• _WRITTEN PROBLEM_
Transcribe the material in full. Nothing should differ except that the pictures are left out.

• _DATA LINES_
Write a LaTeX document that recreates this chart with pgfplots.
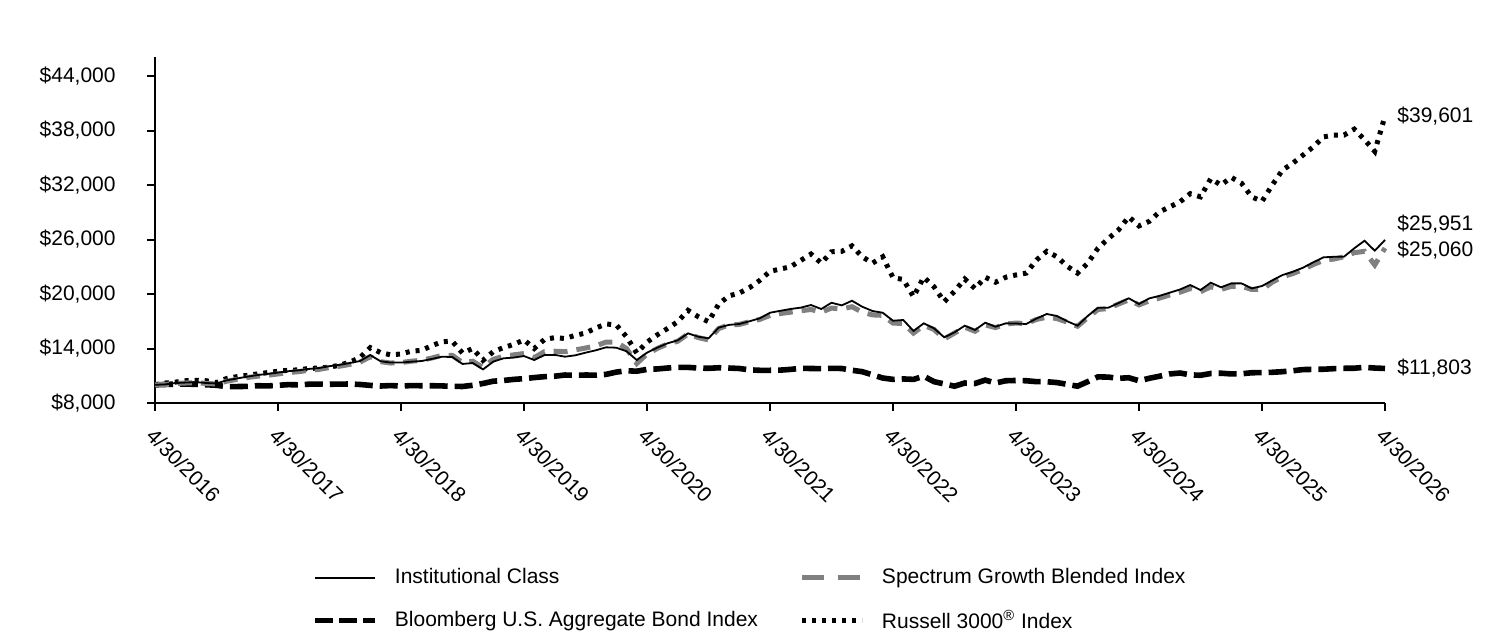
\documentclass[border=0pt]{standalone}
\usepackage{pgfplots}
\pgfplotsset{compat=1.18}
\usepackage{pgfplotstable}
\usepackage{fontspec}
\setmainfont{Liberation Sans}

\definecolor{specgray}{RGB}{128,128,128}

% Growth of a $10,000 investment, month-end values (m = months after 4/30/2016)
\pgfplotstableread{
m inst spec bond russ
0 10000 10000 10000 10000
1 10050 10030 10040 10200
2 10200 10150 10080 10300
3 10250 10200 10080 10450
4 10300 10250 10060 10500
5 10200 10150 10010 10450
6 10150 10100 9950 10250
7 10500 10400 9800 10700
8 10700 10600 9810 10900
9 10900 10800 9830 11050
10 11080 10950 9900 11200
11 11200 11050 9880 11350
12 11350 11200 9950 11500
13 11500 11350 10020 11600
14 11600 11450 10000 11650
15 11750 11600 10070 11800
16 11850 11700 10080 11850
17 12050 11900 10060 11950
18 12200 12050 10080 12150
19 12400 12250 10090 12500
20 12620 12500 10040 13000
21 13280 13100 9940 14100
22 12600 12550 9870 13550
23 12450 12400 9920 13300
24 12450 12450 9860 13400
25 12550 12600 9920 13700
26 12620 12700 9900 13800
27 12850 12950 9900 14300
28 13100 13250 9880 14750
29 13060 13250 9830 14800
30 12300 12450 9820 13500
31 12400 12600 9950 14000
32 11700 11900 10150 12700
33 12550 12800 10400 13650
34 12920 13150 10480 14100
35 13000 13300 10600 14450
36 13170 13450 10680 14950
37 12730 13000 10800 14000
38 13280 13650 10900 15000
39 13300 13700 10950 15200
40 13100 13650 11080 15100
41 13250 13850 11050 15450
42 13540 14050 11080 15700
43 13800 14300 11070 16250
44 14130 14700 11150 16700
45 14090 14700 11400 16600
46 13700 14000 11550 15300
47 12730 12350 11500 13500
48 13540 13400 11700 14700
49 14090 14000 11750 15500
50 14570 14500 11850 16200
51 14900 14800 11930 16950
52 15670 15600 11920 18200
53 15300 15200 11850 17500
54 15120 14950 11820 16950
55 16300 16200 11880 18900
56 16600 16600 11850 19800
57 16700 16650 11800 20100
58 17000 16950 11650 20700
59 17320 17200 11600 21500
60 17940 17650 11600 22500
61 18150 17850 11620 22750
62 18350 18000 11700 23000
63 18500 18150 11820 23700
64 18790 18300 11800 24400
65 18350 18000 11780 23400
66 19040 18450 11820 24650
67 18750 18350 11800 24700
68 19260 18600 11600 25300
69 18600 18000 11450 24100
70 18130 17700 11100 23400
71 17940 17650 10750 24100
72 17060 16800 10600 21800
73 17140 16750 10650 21600
74 15930 15700 10600 19700
75 16770 16550 10950 21850
76 16220 16100 10350 20800
77 15230 15050 10100 19150
78 15780 15700 9850 20300
79 16510 16350 10200 21650
80 16040 15900 10150 20600
81 16840 16600 10520 21850
82 16400 16300 10200 21300
83 16770 16700 10450 21850
84 16750 16800 10480 22100
85 16700 16750 10450 22300
86 17300 17200 10350 23750
87 17800 17450 10340 24700
88 17580 17300 10250 24100
89 17000 16900 10050 23050
90 16510 16450 9850 22300
91 17580 17400 10350 23400
92 18490 18300 10880 25050
93 18490 18400 10850 26100
94 19000 18900 10720 27050
95 19530 19350 10780 28500
96 18900 18800 10450 27500
97 19520 19250 10720 28000
98 19800 19550 10950 29050
99 20150 19900 11200 29600
100 20500 20200 11300 30150
101 20990 20600 11100 31050
102 20440 20250 11050 30700
103 21250 20800 11250 32700
104 20740 20500 11280 32000
105 21170 20850 11200 32850
106 21170 20850 11220 32200
107 20620 20500 11330 30700
108 20880 20500 11350 30200
109 21500 21300 11380 32000
110 22090 21900 11450 33650
111 22450 22250 11550 34400
112 22900 22700 11680 35300
113 23490 23250 11700 36200
114 24040 23700 11720 37300
115 24100 23850 11780 37500
116 24110 24100 11820 37500
117 25030 24550 11830 38150
118 25870 24700 11930 37000
119 24770 23200 11850 35700
120 25951 25060 11803 39601
}\growth

\begin{document}
\begin{tikzpicture}[font=\fontsize{10.5pt}{12.6pt}\selectfont]
\useasboundingbox (-77.5pt,-116.5pt) rectangle (678.5pt,201.5pt);
\begin{axis}[
  scale only axis,
  width=615pt, height=173pt,
  xmin=0, xmax=120, ymin=8000, ymax=46100,
  axis lines*=left,
  axis line style={line width=1pt},
  tick style={black, line width=1pt},
  tick align=outside,
  major tick length=4pt,
  scaled ticks=false,
  xtick={0,12,...,120},
  xticklabels={4/30/2016,4/30/2017,4/30/2018,4/30/2019,4/30/2020,4/30/2021,4/30/2022,4/30/2023,4/30/2024,4/30/2025,4/30/2026},
  ytick={8000,14000,20000,26000,32000,38000,44000},
  yticklabels={{\$8,000},{\$14,000},{\$20,000},{\$26,000},{\$32,000},{\$38,000},{\$44,000}},
  xticklabel style={xshift=0.5pt, yshift=-7.7pt, rotate=-45, anchor=north west, inner sep=0pt},
  yticklabel style={anchor=east, inner sep=0pt, xshift=-15.5pt},
  clip=false,
  legend columns=2,
  legend cell align=left,
  legend image code/.code={\draw[#1] (0pt,0pt) -- (30pt,0pt);},
  legend style={draw=none, at={(axis description cs:0.1276,-0.472)}, anchor=north west,
    row sep=9.5pt, inner sep=0pt,
    /tikz/every odd column/.append style={column sep=7.5pt},
    /tikz/every even column/.append style={column sep=20pt},
    nodes={inner sep=1pt}},
]
\addlegendimage{black, line width=0.9pt}
\addlegendentry{Institutional Class}
\addlegendimage{specgray, line width=2.5pt, dash pattern=on 11pt off 7pt}
\addlegendentry{Spectrum Growth Blended Index}
\addlegendimage{black, line width=2.8pt, dash pattern=on 9pt off 3pt}
\addlegendentry{Bloomberg U.S. Aggregate Bond Index}
\addlegendimage{black, line width=2.5pt, dash pattern=on 2pt off 3pt}
\addlegendentry{Russell 3000\textsuperscript{\textregistered} Index}

\addplot[forget plot, black, line width=2.8pt, dash pattern=on 9pt off 3.5pt] table[x=m, y=bond] {\growth};
\addplot[forget plot, black, line width=2.5pt, dash pattern=on 2pt off 3pt] table[x=m, y=russ] {\growth};
\addplot[forget plot, specgray, line width=2.5pt, dash pattern=on 7pt off 4.5pt] table[x=m, y=spec] {\growth};
\addplot[forget plot, black, line width=0.9pt] table[x=m, y=inst] {\growth};

\node[anchor=west, inner sep=0pt] at (axis cs:120,39601) [xshift=6pt] {\$39,601};
\node[anchor=west, inner sep=0pt] at (axis cs:120,25951) [xshift=6pt, yshift=8pt] {\$25,951};
\node[anchor=west, inner sep=0pt] at (axis cs:120,25060) [xshift=6pt, yshift=-1pt] {\$25,060};
\node[anchor=west, inner sep=0pt] at (axis cs:120,11803) [xshift=6pt] {\$11,803};
\end{axis}
\end{tikzpicture}
\end{document}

• _FULL ANSWER_
Write a LaTeX document that recreates this chart with pgfplots.
\documentclass[border=0pt]{standalone}
\usepackage{pgfplots}
\pgfplotsset{compat=1.18}
\usepackage{pgfplotstable}
\usepackage{fontspec}
\setmainfont{Liberation Sans}

\definecolor{specgray}{RGB}{128,128,128}

% Growth of a $10,000 investment, month-end values (m = months after 4/30/2016)
\pgfplotstableread{
m inst spec bond russ
0 10000 10000 10000 10000
1 10050 10030 10040 10200
2 10200 10150 10080 10300
3 10250 10200 10080 10450
4 10300 10250 10060 10500
5 10200 10150 10010 10450
6 10150 10100 9950 10250
7 10500 10400 9800 10700
8 10700 10600 9810 10900
9 10900 10800 9830 11050
10 11080 10950 9900 11200
11 11200 11050 9880 11350
12 11350 11200 9950 11500
13 11500 11350 10020 11600
14 11600 11450 10000 11650
15 11750 11600 10070 11800
16 11850 11700 10080 11850
17 12050 11900 10060 11950
18 12200 12050 10080 12150
19 12400 12250 10090 12500
20 12620 12500 10040 13000
21 13280 13100 9940 14100
22 12600 12550 9870 13550
23 12450 12400 9920 13300
24 12450 12450 9860 13400
25 12550 12600 9920 13700
26 12620 12700 9900 13800
27 12850 12950 9900 14300
28 13100 13250 9880 14750
29 13060 13250 9830 14800
30 12300 12450 9820 13500
31 12400 12600 9950 14000
32 11700 11900 10150 12700
33 12550 12800 10400 13650
34 12920 13150 10480 14100
35 13000 13300 10600 14450
36 13170 13450 10680 14950
37 12730 13000 10800 14000
38 13280 13650 10900 15000
39 13300 13700 10950 15200
40 13100 13650 11080 15100
41 13250 13850 11050 15450
42 13540 14050 11080 15700
43 13800 14300 11070 16250
44 14130 14700 11150 16700
45 14090 14700 11400 16600
46 13700 14000 11550 15300
47 12730 12350 11500 13500
48 13540 13400 11700 14700
49 14090 14000 11750 15500
50 14570 14500 11850 16200
51 14900 14800 11930 16950
52 15670 15600 11920 18200
53 15300 15200 11850 17500
54 15120 14950 11820 16950
55 16300 16200 11880 18900
56 16600 16600 11850 19800
57 16700 16650 11800 20100
58 17000 16950 11650 20700
59 17320 17200 11600 21500
60 17940 17650 11600 22500
61 18150 17850 11620 22750
62 18350 18000 11700 23000
63 18500 18150 11820 23700
64 18790 18300 11800 24400
65 18350 18000 11780 23400
66 19040 18450 11820 24650
67 18750 18350 11800 24700
68 19260 18600 11600 25300
69 18600 18000 11450 24100
70 18130 17700 11100 23400
71 17940 17650 10750 24100
72 17060 16800 10600 21800
73 17140 16750 10650 21600
74 15930 15700 10600 19700
75 16770 16550 10950 21850
76 16220 16100 10350 20800
77 15230 15050 10100 19150
78 15780 15700 9850 20300
79 16510 16350 10200 21650
80 16040 15900 10150 20600
81 16840 16600 10520 21850
82 16400 16300 10200 21300
83 16770 16700 10450 21850
84 16750 16800 10480 22100
85 16700 16750 10450 22300
86 17300 17200 10350 23750
87 17800 17450 10340 24700
88 17580 17300 10250 24100
89 17000 16900 10050 23050
90 16510 16450 9850 22300
91 17580 17400 10350 23400
92 18490 18300 10880 25050
93 18490 18400 10850 26100
94 19000 18900 10720 27050
95 19530 19350 10780 28500
96 18900 18800 10450 27500
97 19520 19250 10720 28000
98 19800 19550 10950 29050
99 20150 19900 11200 29600
100 20500 20200 11300 30150
101 20990 20600 11100 31050
102 20440 20250 11050 30700
103 21250 20800 11250 32700
104 20740 20500 11280 32000
105 21170 20850 11200 32850
106 21170 20850 11220 32200
107 20620 20500 11330 30700
108 20880 20500 11350 30200
109 21500 21300 11380 32000
110 22090 21900 11450 33650
111 22450 22250 11550 34400
112 22900 22700 11680 35300
113 23490 23250 11700 36200
114 24040 23700 11720 37300
115 24100 23850 11780 37500
116 24110 24100 11820 37500
117 25030 24550 11830 38150
118 25870 24700 11930 37000
119 24770 23200 11850 35700
120 25951 25060 11803 39601
}\growth

\begin{document}
\begin{tikzpicture}[font=\fontsize{10.5pt}{12.6pt}\selectfont]
\useasboundingbox (-77.5pt,-116.5pt) rectangle (678.5pt,201.5pt);
\begin{axis}[
  scale only axis,
  width=615pt, height=173pt,
  xmin=0, xmax=120, ymin=8000, ymax=46100,
  axis lines*=left,
  axis line style={line width=1pt},
  tick style={black, line width=1pt},
  tick align=outside,
  major tick length=4pt,
  scaled ticks=false,
  xtick={0,12,...,120},
  xticklabels={4/30/2016,4/30/2017,4/30/2018,4/30/2019,4/30/2020,4/30/2021,4/30/2022,4/30/2023,4/30/2024,4/30/2025,4/30/2026},
  ytick={8000,14000,20000,26000,32000,38000,44000},
  yticklabels={{\$8,000},{\$14,000},{\$20,000},{\$26,000},{\$32,000},{\$38,000},{\$44,000}},
  xticklabel style={xshift=0.5pt, yshift=-7.7pt, rotate=-45, anchor=north west, inner sep=0pt},
  yticklabel style={anchor=east, inner sep=0pt, xshift=-15.5pt},
  clip=false,
  legend columns=2,
  legend cell align=left,
  legend image code/.code={\draw[#1] (0pt,0pt) -- (30pt,0pt);},
  legend style={draw=none, at={(axis description cs:0.1276,-0.472)}, anchor=north west,
    row sep=9.5pt, inner sep=0pt,
    /tikz/every odd column/.append style={column sep=7.5pt},
    /tikz/every even column/.append style={column sep=20pt},
    nodes={inner sep=1pt}},
]
\addlegendimage{black, line width=0.9pt}
\addlegendentry{Institutional Class}
\addlegendimage{specgray, line width=2.5pt, dash pattern=on 11pt off 7pt}
\addlegendentry{Spectrum Growth Blended Index}
\addlegendimage{black, line width=2.8pt, dash pattern=on 9pt off 3pt}
\addlegendentry{Bloomberg U.S. Aggregate Bond Index}
\addlegendimage{black, line width=2.5pt, dash pattern=on 2pt off 3pt}
\addlegendentry{Russell 3000\textsuperscript{\textregistered} Index}

\addplot[forget plot, black, line width=2.8pt, dash pattern=on 9pt off 3.5pt] table[x=m, y=bond] {\growth};
\addplot[forget plot, black, line width=2.5pt, dash pattern=on 2pt off 3pt] table[x=m, y=russ] {\growth};
\addplot[forget plot, specgray, line width=2.5pt, dash pattern=on 7pt off 4.5pt] table[x=m, y=spec] {\growth};
\addplot[forget plot, black, line width=0.9pt] table[x=m, y=inst] {\growth};

\node[anchor=west, inner sep=0pt] at (axis cs:120,39601) [xshift=6pt] {\$39,601};
\node[anchor=west, inner sep=0pt] at (axis cs:120,25951) [xshift=6pt, yshift=8pt] {\$25,951};
\node[anchor=west, inner sep=0pt] at (axis cs:120,25060) [xshift=6pt, yshift=-1pt] {\$25,060};
\node[anchor=west, inner sep=0pt] at (axis cs:120,11803) [xshift=6pt] {\$11,803};
\end{axis}
\end{tikzpicture}
\end{document}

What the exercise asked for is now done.